Ну так вот, проведя мощную теоретическую “артподготовку”, Тарасов красиво выкатил главный аргумент наших оппонентов: не нужна нам никакая чековая приватизация, а нужна хорошо зарекомендовавшая ч себя идея выкупа предприятий трудовыми коллективами. Идея эта состояла в следующем: работники предприятия создают закрытое акционерное общество; дальше это общество выкупает оборотные средства своего предприятия и делит их на паи для членов трудового коллектива. Работники предприятия получают свой пай после того, как оплачивают его стоимость обществу. Основные фонды по этой схеме продавать не рекомендовалось из-за инфляции.

Под занавес своего выступления Тарасов заверил почтенное собрание: “Я хочу вам сказать, что эта методология прошла экспертизу Мирового банка, и он ждет от нас конкретных предложений. Мы имеем отношения с английским фондом “Ноу хау”, который тоже готов дать деньги под пробные проекты по такому виду приватизации”.

Признаюсь, мы заранее знали, какие аргументы станут выдвигать наши оппоненты. И по поводу Мирового банка разузнали все досконально. Выяснили: бумаги, которыми козырял Тарасов, никакого отношения к Мировому банку не имели. Да, они имели отношение к одному из экспертов, связанному с Мировым банком, — но это далеко не одно и то же. Поэтому Мостовой, выступив и разъяснив пороки предложенной концепции, дающей неоправданные преимущества коллективу, в конце сообщил: у нас есть официальные документы от Мирового банка и от Европейского банка реконструкции и развития, в которых отвергается какое-либо отношение этих организаций к подобного рода исследованиям.

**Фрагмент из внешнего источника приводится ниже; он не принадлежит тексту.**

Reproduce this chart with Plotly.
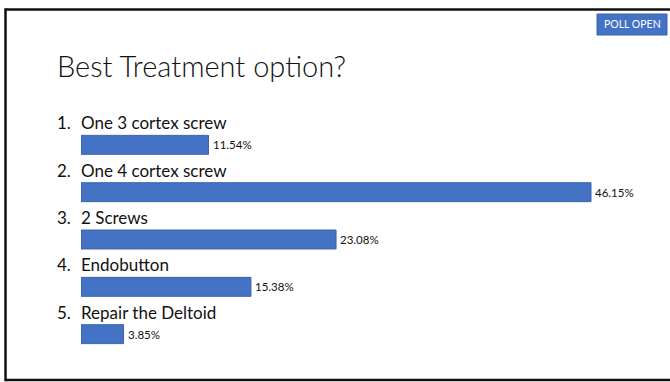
import plotly.graph_objects as go

# ---- data ----
numbers = ["1.", "2.", "3.", "4.", "5."]
options = ["One 3 cortex screw", "One 4 cortex screw", "2 Screws", "Endobutton", "Repair the Deltoid"]
percents = [11.54, 46.15, 23.08, 15.38, 3.85]
title_text = "Best Treatment option?"
badge_text = "POLL OPEN"

W, H = 670, 382
ML, MR, MT, MB = 81, 20, 107, 10
PW, PH = W - ML - MR, H - MT - MB
BLUE = "#4472C4"
FONT = "Lato"


def px(x):
    return (x - ML) / PW


def py(y):
    return (H - MB - y) / PH


ypos = list(range(len(options)))

fig = go.Figure()
fig.add_trace(go.Bar(
    x=percents, y=ypos, orientation="h", width=0.40,
    marker=dict(color=BLUE, line=dict(color="#3b63ab", width=1)),
    hoverinfo="skip",
))

ann = []
for i, (n, o, p) in enumerate(zip(numbers, options, percents)):
    ann.append(dict(x=0, y=i, xref="x", yref="y", text=n, showarrow=False,
                    xanchor="left", yanchor="middle", xshift=-26, yshift=22,
                    font=dict(family=FONT, size=17, color="#111111")))
    ann.append(dict(x=0, y=i, xref="x", yref="y", text=o, showarrow=False,
                    xanchor="left", yanchor="middle", xshift=-2, yshift=22,
                    font=dict(family=FONT, size=17, color="#111111")))
    ann.append(dict(x=p, y=i, xref="x", yref="y", text=f"{p:.2f}%", showarrow=False,
                    xanchor="left", yanchor="middle", xshift=2,
                    font=dict(family=FONT, size=11.5, color="#111111")))

ann.append(dict(x=px(55), y=py(65), xref="paper", yref="paper", text=title_text,
                showarrow=False, xanchor="left", yanchor="middle",
                font=dict(family=FONT, size=29, color="#111111", weight=300)))
ann.append(dict(x=px(632), y=py(24.5), xref="paper", yref="paper", text=badge_text,
                showarrow=False, xanchor="center", yanchor="middle",
                font=dict(family=FONT, size=10.5, color="white")))

frame = dict(color="#111111", width=2.5)
shapes = [
    dict(type="line", xref="paper", yref="paper", x0=px(5.5), x1=px(672), y0=py(9.5), y1=py(9.5), line=frame, layer="above"),
    dict(type="line", xref="paper", yref="paper", x0=px(5.5), x1=px(672), y0=py(380), y1=py(380), line=frame, layer="above"),
    dict(type="line", xref="paper", yref="paper", x0=px(5.5), x1=px(5.5), y0=py(8.3), y1=py(381.2), line=frame, layer="above"),
    dict(type="rect", xref="paper", yref="paper", x0=px(597), x1=px(667), y0=py(35), y1=py(14),
         line=dict(color="#3b63ab", width=1), fillcolor=BLUE, layer="below"),
]

fig.update_layout(
    width=W, height=H, margin=dict(l=ML, r=MR, t=MT, b=MB),
    paper_bgcolor="white", plot_bgcolor="white", showlegend=False,
    xaxis=dict(range=[0, 46.15 * PW / 510], visible=False, fixedrange=True),
    yaxis=dict(range=[4.8, -0.8], visible=False, fixedrange=True),
    annotations=ann, shapes=shapes,
)
fig.write_html("out.html", config={"displayModeBar": False},
               post_script="document.body.style.margin='0px';document.body.style.overflow='hidden';")
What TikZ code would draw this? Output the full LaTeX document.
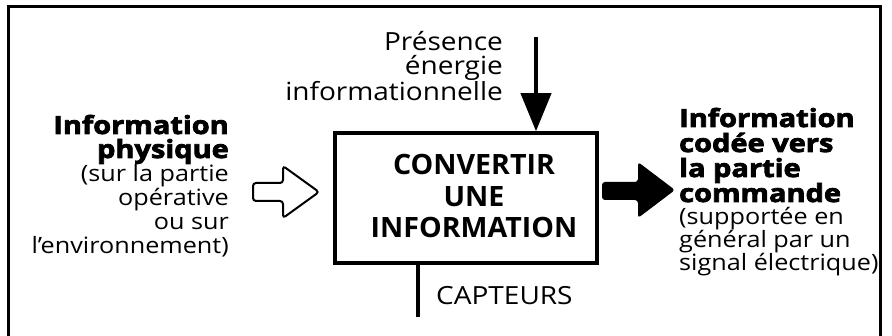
\documentclass[tikz,border=0pt]{standalone}
\usepackage{fontspec}
\setmainfont{Open Sans}[FakeStretch=1.12]
\newfontfamily\heavyfont{Open Sans}[FakeStretch=1.16,BoldFeatures={FakeBold=3}]
\newfontfamily\titrefont{Open Sans}[FakeStretch=1.02]
\usetikzlibrary{arrows.meta}
\tikzset{
  cadre/.style={line width=3pt},
  fonction/.style={draw, line width=3.5pt, inner sep=0pt},
  txt/.style={inner sep=0pt, font=\fontsize{25}{24}\selectfont},
  titre/.style={inner sep=0pt, font=\titrefont\fontsize{28}{31.5}\bfseries, align=center},
  fleche/.style={line width=2pt, rounded corners=3pt}
}
\newcommand{\gras}[1]{{\heavyfont\bfseries #1}}
\newcommand{\petit}[1]{{\fontsize{22.5}{24}\selectfont #1}}
\begin{document}
\begin{tikzpicture}[x=1pt,y=-1pt]
\useasboundingbox (0,0) rectangle (892,336);
\fill[white] (0,0) rectangle (892,336);
\draw[cadre] (8,340) -- (8,7) -- (880,7) -- (880,340);
\node[fonction, minimum width=262pt, minimum height=130pt] (conv) at (466,198) {};
\node[titre, anchor=base] (convtxt) at (474,238) {CONVERTIR\\UNE\\INFORMATION};
\node[txt, align=right, anchor=base east, font=\fontsize{25}{24.5}\selectfont] (presence) at (503,101) {Présence\\énergie\\informationnelle};
\coordinate (presHaut) at (536,37);
\draw[line width=4pt, -{Triangle[length=38pt,width=30pt]}] (presHaut) -- (presHaut |- conv.north);
\coordinate (captBas) at (418,317);
\draw[line width=3.5pt] (conv.south -| captBas) -- (captBas);
\node[txt, anchor=base west] (capteurs) at (436,305) {CAPTEURS};
\node[txt, align=right, anchor=base east] (physique) at (229,254) {\gras{Information}\\\gras{physique}\\\petit{(sur la partie}\\\petit{opérative}\\\petit{ou sur}\\\petit{l'environnement)}};
\node[txt, align=left, anchor=base west, font=\fontsize{25}{25}\selectfont] (codee) at (679,271) {\gras{Information}\\\gras{codée vers}\\\gras{la partie}\\\gras{commande}\\[-2pt]\petit{(supportée en}\\[-2pt]\petit{général par un}\\[-2pt]\petit{signal électrique)}};
\draw[fleche] (253,183) -- (283,183) -- (283,166) -- (319,192) -- (283,218) -- (283,201) -- (253,201) -- cycle;
\fill[fleche] (602,182) -- (638,182) -- (638,162) -- (675,190) -- (638,218) -- (638,200) -- (602,200) -- cycle;
\end{tikzpicture}
\end{document}
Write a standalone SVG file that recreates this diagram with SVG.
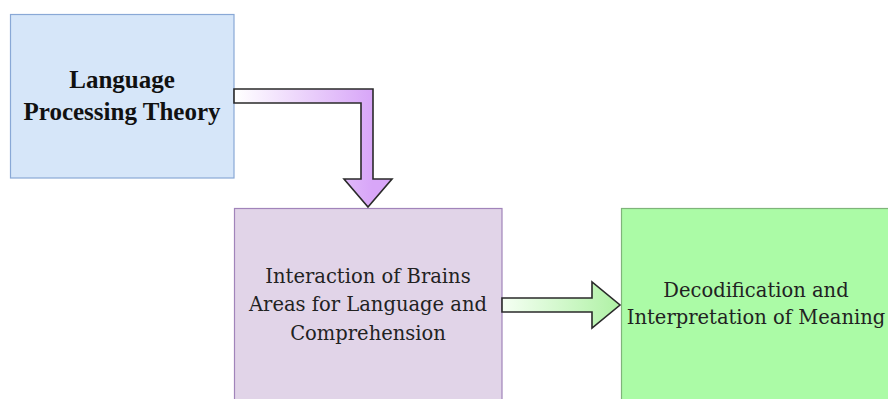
<svg xmlns="http://www.w3.org/2000/svg" width="888" height="399" viewBox="0 0 888 399">
<defs>
<linearGradient id="gPurple" gradientUnits="userSpaceOnUse" x1="236" y1="0" x2="372" y2="0">
<stop offset="0" stop-color="#ffffff"/>
<stop offset="1" stop-color="#d8a6f8"/>
</linearGradient>
<linearGradient id="gGreen" gradientUnits="userSpaceOnUse" x1="504" y1="0" x2="615" y2="0">
<stop offset="0" stop-color="#f4fff2"/>
<stop offset="1" stop-color="#b2f2a8"/>
</linearGradient>
<style>
.t1{font-family:"Liberation Serif",serif;font-weight:bold;font-size:25px;fill:#111;text-anchor:middle}
.t2{font-family:"DejaVu Serif",serif;font-size:19.5px;fill:#222;text-anchor:middle}
.arrow{stroke:#2a2a2a;stroke-width:1.6;stroke-linejoin:miter}
</style>
</defs>
<rect width="888" height="399" fill="#ffffff"/>
<g id="node-language-processing">
<rect x="10.5" y="14.5" width="223.5" height="163.5" fill="#d6e6f9" stroke="#89a8d6" stroke-width="1.2"/>
<text class="t1" x="122" y="88">Language</text>
<text class="t1" x="122" y="120">Processing Theory</text>
</g>
<g id="node-interaction">
<rect x="234.5" y="208.5" width="267.5" height="195" fill="#e1d4e8" stroke="#a184ba" stroke-width="1.2"/>
<text class="t2" x="368" y="283">Interaction of Brains</text>
<text class="t2" x="368" y="311">Areas for Language and</text>
<text class="t2" x="368" y="340">Comprehension</text>
</g>
<g id="node-decodification">
<rect x="621.5" y="208.5" width="270" height="195" fill="#abfba6" stroke="#7fb47a" stroke-width="1.2"/>
<text class="t2" x="756" y="297">Decodification and</text>
<text class="t2" x="756" y="324">Interpretation of Meaning</text>
</g>
<g id="connectors">
<path class="arrow" fill="url(#gPurple)" d="M234,89 L373,89 L373,179 L392,179 L368,207 L344,179 L361,179 L361,103 L234,103 Z"/>
<path class="arrow" fill="url(#gGreen)" d="M502,298 L592,298 L592,282 L620,305 L592,328 L592,312 L502,312 Z"/>
</g>
</svg>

Пришлось и мне ввязаться в дискуссию. Я постарался коротко и ясно сформулировать наши контраргументы и в частности сказал: “Если мы сегодня говорим “да” аренде с выкупом, значит, мы говорим “нет” всем не членам трудовых коллективов. “Да” сегодня аренде с выкупом — “нет” завтра всем личным приватизационным вкладам для всех граждан”. А о личных приватизационных вкладах речь шла буквально через выступление.

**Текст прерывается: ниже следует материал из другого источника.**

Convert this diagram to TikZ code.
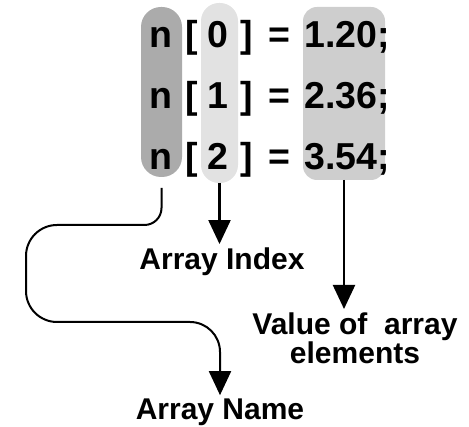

И дико мне было наблюдать: как раз те политические силы, которые наиболее бурно отстаивали передачу трудовым коллективам всей собственности, проиграв эту драку, сразу же стали бичевать нас за пренебрежение интересами пенсионеров и учителей. Это типичный прием политической борьбы (привыкать к нему трудно и, честно говоря, противно), когда человек по сути дела отстаивает две противоположные позиции почти одновременно. Обсуждается вопрос о трудовых коллективах, — он требует все отдать рабочим и клеймит своих противников за то, что они этого не делают. Заходит речь о социальной сфере, — он клеймит за то, что учителя и пенсионеры получат от приватизации мало. Принцип прост: главное — угодить электорату. А то, что в таких обличениях — ни на йоту здравого смысла и элементарной человеческой порядочности, это уже обличителя абсолютно не волнует.

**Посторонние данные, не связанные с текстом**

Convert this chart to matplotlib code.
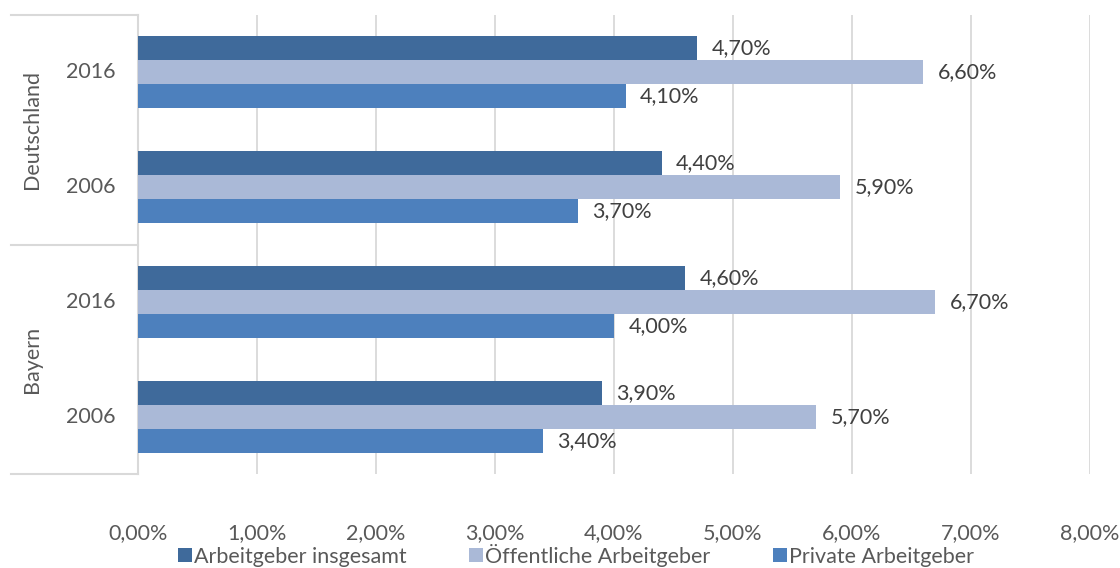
import matplotlib.pyplot as plt
import numpy as np

# data (bottom to top, like the chart)
regions = ["Bayern", "Deutschland"]
years = ["2006", "2016"]
series = ["Arbeitgeber insgesamt", "Öffentliche Arbeitgeber", "Private Arbeitgeber"]
insgesamt = [3.9, 4.6, 4.4, 4.7]
oeffentlich = [5.7, 6.7, 5.9, 6.6]
privat = [3.4, 4.0, 3.7, 4.1]
colors = ["#3F6A9B", "#AAB9D7", "#4D80BD"]
ticks = np.arange(0, 9)

plt.rcParams['font.family'] = ['Lato', 'DejaVu Sans']
grey = "#595959"
line_grey = "#D9D9D9"
fs = 15.5

fig = plt.figure(figsize=(11.2, 5.68), dpi=100)
ax = fig.add_axes([138/1120, 1 - 474/568, (1090 - 138)/1120, (474 - 15)/568])

n = len(insgesamt)
y = np.arange(n)
h = 0.209
values = [insgesamt, oeffentlich, privat]
for i, (vals, c, name) in enumerate(zip(values, colors, series)):
    pos = y + h - i * h
    bars = ax.barh(pos, vals, height=h, color=c, label=name, zorder=3)
    for b, v in zip(bars, vals):
        ax.text(v + 0.12, b.get_y() + h / 2, f"{v:.2f}".replace(".", ",") + "%",
                va="center", ha="left", fontsize=fs, color="#404040")

ax.set_xlim(0, 8)
ax.set_ylim(-0.5, n - 0.5)
ax.set_xticks(ticks)
ax.set_xticklabels([f"{t:.2f}".replace(".", ",") + "%" for t in ticks])
ax.tick_params(axis="x", length=0, pad=35, labelsize=fs, labelcolor=grey)
ax.set_yticks([])
ax.grid(axis="x", color=line_grey, linewidth=1.3, zorder=0)
for s in ["top", "right", "bottom"]:
    ax.spines[s].set_visible(False)
ax.spines["left"].set_color(line_grey)
ax.spines["left"].set_linewidth(1.5)

# hierarchical category labels
trans = ax.get_yaxis_transform()
lab_years = [yr for r in regions for yr in years]
for yi, yr in zip(y, lab_years):
    ax.text(-0.024, yi, yr, transform=trans, ha="right", va="center", fontsize=fs, color=grey)
x_left = (11 - 138) / (1090 - 138)
for k, r in enumerate(regions):
    ax.text((32 - 138) / (1090 - 138), 2 * k + 0.5, r, transform=trans, rotation=90,
            ha="center", va="center", fontsize=fs, color=grey)
for yl in [-0.5, 1.5, 3.5]:
    ax.plot([x_left, 0], [yl, yl], transform=trans, color=line_grey, linewidth=1.5,
            clip_on=False)

fig.legend(loc="lower center", ncol=3, bbox_to_anchor=(0.514, -0.032), frameon=False,
           fontsize=fs, labelcolor=grey, handlelength=0.65, handleheight=0.65,
           handletextpad=0.1, columnspacing=2.9)

fig.savefig("out.png", dpi=100)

Так вели себя наши наиболее яростные “друзья” из коммунистического лагеря. Но ведь и более интеллигентные наши оппоненты выбрали для себя такой сценарий. В период бурных дискуссий о правах трудовых коллективов, когда на нас выливали ведра помоев, они молчали, наблюдая, как этот мордобой происходит на ринге, смачно комментируя: “Смотри, как этому врезали, а еще и этому…” Но зато потом, когда пошла приватизация, они весомо, убежденно и грамотно разъясняли, как Чубайс все отдал трудовым коллективам. Тут просто недостаток честности в критике. Да, претензия правильная, но люди высказывающие ее, очень хорошо понимали, почему мы должны были сделать именно так, почему других вариантов не оставалось.